Updated: Amended Colstrip bill heads to House

PSC staff: ‘significant concerns remain’

By: - April 9, 2021 5:31 am

Colstrip power plant in Colstrip, Montana (Photo by Larry Mayer/Getty Images).

A bill to encourage coal generation was sent to the Montana House on Thursday after earning 27-21 approval in the Senate on third reading.

“This is a bill to ensure the lights turn on when you want them on,” said Sen. Steve Fitzpatrick on the Senate floor earlier this week.

Sponsor Fitzpatrick, R-Great Falls, said Senate Bill 379 helps utilities purchase “dispatchable power,” energy they can use right away, as opposed to being forced to buy unpredictable wind and solar.

But the Public Service Commission’s legislative electric team and some lawmakers had argued the legislation could harm power customers by saddling them with liability for the aging coal-fired plant and impede the ability of commissioners to regulate rates. An April memorandum from PSC staff said if their assessment is accurate, “significant concerns remain” with the bill, although an amendment from Sen. Mike Cuffe, R-Eureka, lessened customers’ liability and took “a small step toward retaining regulatory oversight with the Commission.”

Prior to being amended, customers in Montana would have been on the hook for roughly $721 each if NorthWestern Energy closed Colstrip Unit 4 in 2027, according to a March memorandum from PSC staff. The memo said the bill left the risk of the company’s investment in the plant “entirely with ratepayers.”

However, PSC staff said the amendment from Cuffe meant the energy company would no longer be able to recover undepreciated book value for its existing share of Colstrip. However, it still would require full recovery of the book share, decommissioning and remediation costs related to any new shares acquired after the bill takes effect. That means the ratepayers could still be on the hook for those costs.

A deal Northwestern had recently proposed to acquire 185 megawatts from Puget Sound Energy could have cost approximately $100 a year per customer with the changes in SB379, the March memo estimated; “taken to the extreme,” all the remaining megawatts would equate to more than $700 a year for each customer.

In Montana, the Public Service Commission is charged with making sure a monopoly company, such as Northwestern Energy, gets adequate returns on its investments, and at the same time ensures customers pay fair rates.

The original bill raised serious concerns from the Public Service Commission staff because it would have hamstrung the five commissioners from setting rates that strike the right balance between the needs of the monopoly and those of the customer. Questions remain about the Commission’s ability to evaluate acquisitions, even with the amendment, said PSC staff in the April memo. 

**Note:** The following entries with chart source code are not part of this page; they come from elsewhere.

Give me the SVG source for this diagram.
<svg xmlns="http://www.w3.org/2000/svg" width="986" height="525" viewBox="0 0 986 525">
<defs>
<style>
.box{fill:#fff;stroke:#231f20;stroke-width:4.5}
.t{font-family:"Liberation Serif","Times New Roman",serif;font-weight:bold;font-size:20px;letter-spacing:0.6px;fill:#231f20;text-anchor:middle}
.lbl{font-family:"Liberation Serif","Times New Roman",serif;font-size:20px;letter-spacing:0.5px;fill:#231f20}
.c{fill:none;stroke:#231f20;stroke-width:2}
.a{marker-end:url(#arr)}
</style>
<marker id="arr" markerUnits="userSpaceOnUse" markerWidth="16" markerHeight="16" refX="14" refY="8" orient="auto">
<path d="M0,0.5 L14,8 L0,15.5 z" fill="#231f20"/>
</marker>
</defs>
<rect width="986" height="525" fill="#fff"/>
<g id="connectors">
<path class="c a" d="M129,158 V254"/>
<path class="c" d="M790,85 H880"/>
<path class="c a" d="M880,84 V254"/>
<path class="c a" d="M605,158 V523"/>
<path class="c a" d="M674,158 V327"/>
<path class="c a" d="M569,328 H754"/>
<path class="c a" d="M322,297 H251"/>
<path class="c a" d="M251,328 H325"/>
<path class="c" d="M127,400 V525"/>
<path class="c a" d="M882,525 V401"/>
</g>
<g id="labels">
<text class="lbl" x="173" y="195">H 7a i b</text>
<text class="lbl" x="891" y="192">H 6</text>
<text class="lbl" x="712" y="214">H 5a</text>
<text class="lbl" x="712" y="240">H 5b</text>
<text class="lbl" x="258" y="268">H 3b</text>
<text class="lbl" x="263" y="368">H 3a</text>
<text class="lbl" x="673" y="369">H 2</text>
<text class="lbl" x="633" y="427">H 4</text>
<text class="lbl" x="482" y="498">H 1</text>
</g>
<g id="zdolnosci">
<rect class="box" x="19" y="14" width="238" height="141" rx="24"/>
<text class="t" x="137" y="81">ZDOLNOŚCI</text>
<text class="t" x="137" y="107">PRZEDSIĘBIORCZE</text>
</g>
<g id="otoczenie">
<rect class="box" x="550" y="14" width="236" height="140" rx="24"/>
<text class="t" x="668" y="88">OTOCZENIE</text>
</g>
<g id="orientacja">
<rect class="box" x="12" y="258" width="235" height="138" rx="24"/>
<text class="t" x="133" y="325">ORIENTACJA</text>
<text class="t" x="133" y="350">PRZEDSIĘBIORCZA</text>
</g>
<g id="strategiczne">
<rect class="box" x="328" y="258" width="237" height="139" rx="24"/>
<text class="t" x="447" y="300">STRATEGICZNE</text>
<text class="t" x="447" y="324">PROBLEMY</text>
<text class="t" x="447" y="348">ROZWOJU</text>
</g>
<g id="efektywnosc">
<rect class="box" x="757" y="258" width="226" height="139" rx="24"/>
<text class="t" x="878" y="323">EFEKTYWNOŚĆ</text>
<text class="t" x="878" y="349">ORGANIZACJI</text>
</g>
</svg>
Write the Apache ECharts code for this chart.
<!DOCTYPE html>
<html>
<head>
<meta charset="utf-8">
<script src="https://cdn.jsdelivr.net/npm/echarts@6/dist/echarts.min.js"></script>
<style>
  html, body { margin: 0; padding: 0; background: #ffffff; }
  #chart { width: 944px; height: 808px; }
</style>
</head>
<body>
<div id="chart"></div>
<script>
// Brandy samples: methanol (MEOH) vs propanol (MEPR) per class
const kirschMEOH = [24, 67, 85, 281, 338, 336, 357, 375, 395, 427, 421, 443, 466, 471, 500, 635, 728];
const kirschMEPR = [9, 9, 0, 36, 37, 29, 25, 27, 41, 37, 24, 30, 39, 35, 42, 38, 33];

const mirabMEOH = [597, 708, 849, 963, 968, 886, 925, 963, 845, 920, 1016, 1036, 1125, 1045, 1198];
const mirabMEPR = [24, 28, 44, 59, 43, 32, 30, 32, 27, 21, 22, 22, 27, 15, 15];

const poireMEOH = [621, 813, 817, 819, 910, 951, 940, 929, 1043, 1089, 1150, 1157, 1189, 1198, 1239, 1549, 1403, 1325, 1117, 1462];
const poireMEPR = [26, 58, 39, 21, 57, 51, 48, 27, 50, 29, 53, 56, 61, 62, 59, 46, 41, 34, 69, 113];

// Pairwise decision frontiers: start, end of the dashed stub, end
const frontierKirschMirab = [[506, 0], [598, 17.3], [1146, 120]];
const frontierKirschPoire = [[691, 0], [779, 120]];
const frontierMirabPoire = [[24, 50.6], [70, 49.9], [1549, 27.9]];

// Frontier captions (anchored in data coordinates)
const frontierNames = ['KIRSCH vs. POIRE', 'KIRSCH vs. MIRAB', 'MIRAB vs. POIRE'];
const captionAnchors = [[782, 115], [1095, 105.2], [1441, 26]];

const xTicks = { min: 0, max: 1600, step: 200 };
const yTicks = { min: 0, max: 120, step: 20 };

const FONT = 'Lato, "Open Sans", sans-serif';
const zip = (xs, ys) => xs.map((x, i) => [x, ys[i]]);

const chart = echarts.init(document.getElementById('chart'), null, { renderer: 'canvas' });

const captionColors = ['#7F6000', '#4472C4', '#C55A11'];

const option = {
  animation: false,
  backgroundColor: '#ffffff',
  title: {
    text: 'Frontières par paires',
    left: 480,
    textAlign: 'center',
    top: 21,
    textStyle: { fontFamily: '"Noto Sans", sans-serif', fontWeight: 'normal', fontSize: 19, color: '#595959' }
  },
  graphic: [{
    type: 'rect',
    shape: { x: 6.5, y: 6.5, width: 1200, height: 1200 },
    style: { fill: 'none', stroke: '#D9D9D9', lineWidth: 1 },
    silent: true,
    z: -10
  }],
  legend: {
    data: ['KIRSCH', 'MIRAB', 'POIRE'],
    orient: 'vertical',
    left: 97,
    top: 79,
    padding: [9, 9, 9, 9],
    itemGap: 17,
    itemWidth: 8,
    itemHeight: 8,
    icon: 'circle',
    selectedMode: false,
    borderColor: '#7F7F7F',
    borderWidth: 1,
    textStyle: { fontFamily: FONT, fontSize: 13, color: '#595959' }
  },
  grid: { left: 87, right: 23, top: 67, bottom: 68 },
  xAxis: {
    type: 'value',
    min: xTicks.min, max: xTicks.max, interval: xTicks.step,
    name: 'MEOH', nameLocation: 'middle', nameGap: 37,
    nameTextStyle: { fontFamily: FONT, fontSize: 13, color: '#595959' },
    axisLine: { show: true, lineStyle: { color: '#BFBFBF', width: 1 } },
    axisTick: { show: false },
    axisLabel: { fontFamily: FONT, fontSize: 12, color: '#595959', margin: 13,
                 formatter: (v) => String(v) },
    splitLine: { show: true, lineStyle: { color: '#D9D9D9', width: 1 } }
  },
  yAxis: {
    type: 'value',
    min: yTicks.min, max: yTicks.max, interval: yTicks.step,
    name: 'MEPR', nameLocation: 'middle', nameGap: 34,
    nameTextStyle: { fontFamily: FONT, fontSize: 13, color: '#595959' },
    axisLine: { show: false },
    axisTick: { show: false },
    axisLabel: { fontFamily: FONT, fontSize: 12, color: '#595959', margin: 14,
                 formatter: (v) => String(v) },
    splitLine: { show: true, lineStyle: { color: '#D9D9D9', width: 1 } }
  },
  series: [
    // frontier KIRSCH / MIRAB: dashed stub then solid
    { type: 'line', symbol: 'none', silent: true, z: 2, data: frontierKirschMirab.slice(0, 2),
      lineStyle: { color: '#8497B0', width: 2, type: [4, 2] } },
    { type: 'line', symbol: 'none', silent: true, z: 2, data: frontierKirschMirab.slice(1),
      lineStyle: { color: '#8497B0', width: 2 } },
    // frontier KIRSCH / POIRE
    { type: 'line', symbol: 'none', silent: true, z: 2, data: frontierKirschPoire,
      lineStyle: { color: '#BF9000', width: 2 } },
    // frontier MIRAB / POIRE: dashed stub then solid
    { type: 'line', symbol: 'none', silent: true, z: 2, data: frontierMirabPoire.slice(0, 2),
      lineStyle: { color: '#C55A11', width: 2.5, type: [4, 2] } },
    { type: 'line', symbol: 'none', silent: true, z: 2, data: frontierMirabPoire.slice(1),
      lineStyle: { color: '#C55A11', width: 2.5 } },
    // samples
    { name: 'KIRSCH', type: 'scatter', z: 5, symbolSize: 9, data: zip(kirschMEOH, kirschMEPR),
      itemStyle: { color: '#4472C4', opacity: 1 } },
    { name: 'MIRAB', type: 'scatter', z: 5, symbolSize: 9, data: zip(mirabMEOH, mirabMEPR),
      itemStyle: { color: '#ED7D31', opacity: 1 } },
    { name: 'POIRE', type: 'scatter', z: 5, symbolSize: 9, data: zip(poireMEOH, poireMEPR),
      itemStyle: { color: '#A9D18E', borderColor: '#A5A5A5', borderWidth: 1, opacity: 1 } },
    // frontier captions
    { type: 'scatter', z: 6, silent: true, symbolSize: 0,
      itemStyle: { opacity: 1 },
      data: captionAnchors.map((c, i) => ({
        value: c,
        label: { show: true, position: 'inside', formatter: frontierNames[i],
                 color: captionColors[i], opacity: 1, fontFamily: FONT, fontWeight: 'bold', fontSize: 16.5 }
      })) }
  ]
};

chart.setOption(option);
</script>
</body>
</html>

In discussion on the Senate floor, Sen. Brad Molnar, himself a former member of the Public Service Commission, said Northwestern has repeatedly told shareholders that it plans to shut down the plant by 2030.

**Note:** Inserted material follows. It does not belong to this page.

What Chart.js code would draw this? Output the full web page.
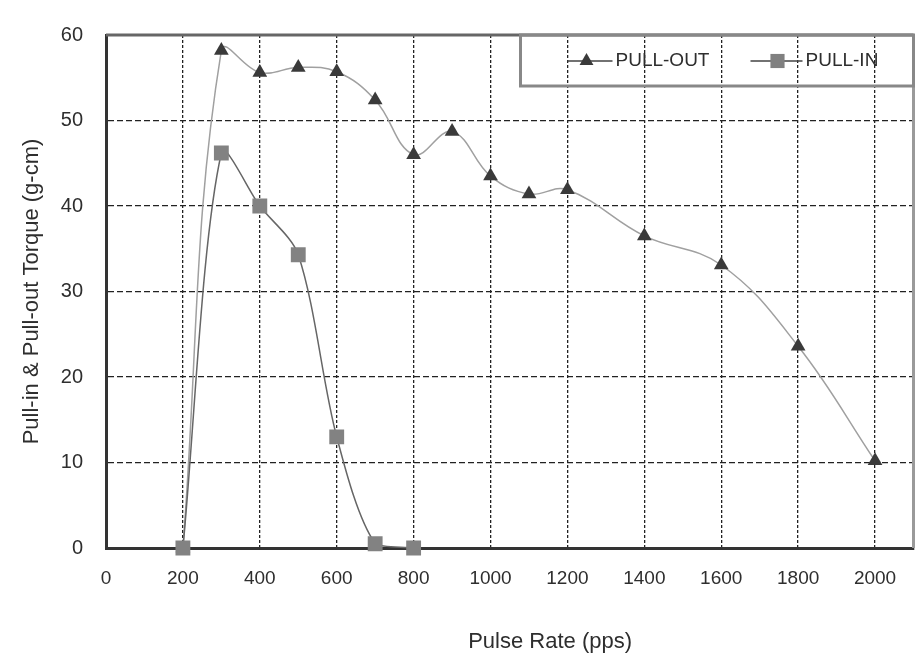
<!DOCTYPE html>
<html>
<head>
<meta charset="utf-8">
<title>Pull-in & Pull-out Torque</title>
<script src="https://cdn.jsdelivr.net/npm/chart.js@4.4.1/dist/chart.umd.min.js"></script>
<style>
    html, body { margin: 0; padding: 0; background: #ffffff; }
    #wrap { width: 924px; height: 660px; }
</style>
</head>
<body>
<div id="wrap"><canvas id="torqueChart" width="924" height="660"></canvas></div>
<script>
// Datos
const pullOutRates = [200, 300, 400, 500, 600, 700, 800, 900, 1000, 1100, 1200, 1400, 1600, 1800, 2000];
const pullOutTorque = [0, 58.2, 55.6, 56.2, 55.7, 52.4, 46.0, 48.7, 43.5, 41.4, 41.9, 36.5, 33.1, 23.6, 10.2];

const pullInRates = [200, 300, 400, 500, 600, 700, 800];
const pullInTorque = [0, 46.2, 40.0, 34.3, 13.0, 0.5, 0];

const seriesNames = ['PULL-OUT', 'PULL-IN'];
const xTitle = 'Pulse Rate (pps)';
const yTitle = 'Pull-in & Pull-out Torque (g-cm)';

const FONT = '"Liberation Sans", Arial, sans-serif';
const TEXT = '#2e2e2e';

function toPoints(xs, ys) {
    return xs.map((x, i) => ({ x: x, y: ys[i] }));
}

// Marco superior/derecho, leyenda dentro del area y titulo del eje X
const framePlugin = {
    id: 'frame',
    afterDraw(chart) {
        const { ctx, chartArea: a } = chart;
        ctx.save();

        // bordes superior y derecho
        ctx.lineWidth = 3;
        ctx.strokeStyle = '#666666';
        ctx.beginPath();
        ctx.moveTo(a.left, a.top);
        ctx.lineTo(a.right, a.top);
        ctx.stroke();
        ctx.strokeStyle = '#9a9a9a';
        ctx.beginPath();
        ctx.moveTo(a.right, a.top);
        ctx.lineTo(a.right, a.bottom);
        ctx.stroke();

        // leyenda
        const bx = a.right - 393;
        const by = a.top;
        const bh = 51;
        ctx.strokeStyle = '#888888';
        ctx.lineWidth = 3;
        ctx.strokeRect(bx, by, a.right - bx, bh);

        const ly = by + 26;
        ctx.lineWidth = 1.5;
        ctx.strokeStyle = '#444444';
        ctx.beginPath();
        ctx.moveTo(bx + 47, ly);
        ctx.lineTo(bx + 92, ly);
        ctx.moveTo(bx + 230, ly);
        ctx.lineTo(bx + 282, ly);
        ctx.stroke();

        ctx.fillStyle = '#3a3a3a';
        Chart.helpers.drawPoint(ctx, { pointStyle: 'triangle', radius: 8, rotation: 0, borderWidth: 0 }, bx + 66, ly);
        ctx.fillStyle = '#808080';
        Chart.helpers.drawPoint(ctx, { pointStyle: 'rect', radius: 10, rotation: 0, borderWidth: 0 }, bx + 257, ly);

        ctx.fillStyle = TEXT;
        ctx.font = '19px ' + FONT;
        ctx.textBaseline = 'middle';
        ctx.textAlign = 'left';
        ctx.fillText(seriesNames[0], bx + 95, ly);
        ctx.fillText(seriesNames[1], bx + 285, ly);

        // titulo eje X (desplazado a la derecha como en el original)
        ctx.font = '22px ' + FONT;
        ctx.textAlign = 'center';
        ctx.fillText(xTitle, a.left + (a.right - a.left) * 0.55, chart.height - 18);

        ctx.restore();
    }
};

const ctx = document.getElementById('torqueChart');

new Chart(ctx, {
    type: 'line',
    data: {
        datasets: [{
            label: seriesNames[0],
            data: toPoints(pullOutRates, pullOutTorque),
            borderColor: '#a0a0a0',
            borderWidth: 1.5,
            pointStyle: 'triangle',
            pointRadius: 8.5,
            pointBorderWidth: 0,
            pointBackgroundColor: '#3a3a3a',
            tension: 0.4,
            clip: 12,
            order: 1
        }, {
            label: seriesNames[1],
            data: toPoints(pullInRates, pullInTorque),
            borderColor: '#666666',
            borderWidth: 1.5,
            pointStyle: 'rect',
            pointRadius: 10.5,
            pointBorderWidth: 0,
            pointBackgroundColor: '#828282',
            tension: 0.3,
            clip: 12,
            order: 0
        }]
    },
    options: {
        responsive: false,
        animation: false,
        layout: { padding: { top: 17, right: 8, left: 0, bottom: 0 } },
        plugins: {
            legend: { display: false },
            tooltip: { enabled: false }
        },
        scales: {
            x: {
                type: 'linear',
                min: 0,
                max: 2100,
                ticks: {
                    stepSize: 200,
                    includeBounds: false,
                    color: TEXT,
                    padding: 19,
                    maxRotation: 0,
                    font: { family: FONT, size: 19 },
                    callback: (v) => String(v)
                },
                grid: {
                    color: '#222222',
                    lineWidth: 1.3,
                    drawTicks: false
                },
                border: { color: '#333333', width: 3, dash: [3, 2] },
                afterFit: (scale) => { scale.height = 112; }
            },
            y: {
                min: 0,
                max: 60,
                ticks: {
                    stepSize: 10,
                    color: TEXT,
                    padding: 23,
                    font: { family: FONT, size: 20 }
                },
                grid: {
                    color: '#222222',
                    lineWidth: 1.3,
                    drawTicks: false
                },
                border: { color: '#333333', width: 3, dash: [6, 3] },
                title: {
                    display: true,
                    text: yTitle,
                    color: TEXT,
                    padding: { top: 19, bottom: 0 },
                    font: { family: FONT, size: 22 }
                },
                afterFit: (scale) => { scale.width = 106; }
            }
        }
    },
    plugins: [framePlugin]
});
</script>
</body>
</html>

“The ratepayers will be paying until 2042 although they haven’t gotten a spark since 2030,” said Molnar, R-Laurel.

Sen. Duane Ankney, a Colstrip Republican, however, said the plants in his area have been putting out low cost, reliable energy for decades.

“And there’s absolutely nothing I’ve heard here that makes me believe they’ll do anything different,” Ankney said on the floor Tuesday.

On the Senate floor, the PSC staff memos were the subject of one amendment Fitzpatrick presented. He argued the memos should be confidential because they were being used by litigants in court proceedings, and they put commissioners in a bind if they took a vote that didn’t reflect the recommendation from staff.

“These memos are being weaponized in legal proceedings, which I think is unfair,” Fitzpatrick said. 

That amendment failed 25-25 on Tuesday, but some Senators pushed back against the idea that staff working for the state government would be outside Montana’s public right-to-know and right-to-examine records. 

Sen. Mary McNally, D-Billings, said if the bill had been law, no one would have seen the PSC staff’s analysis of SB379. Montana’s public participation laws make the memos accessible.

“I think it’s pretty clear that the staff assessment on the bill was not necessarily favorable,” McNally said. “So why would we not want the public to have access to that information?”

The bill squeaked through committee by one vote and earned approval on the floor this week with a 30-20 vote Tuesday and 27-21 vote Thursday on third reading.

This story has been corrected to reflect the bill was amended to address the $721 cost to ratepayers if the Colstrip plant is closed early.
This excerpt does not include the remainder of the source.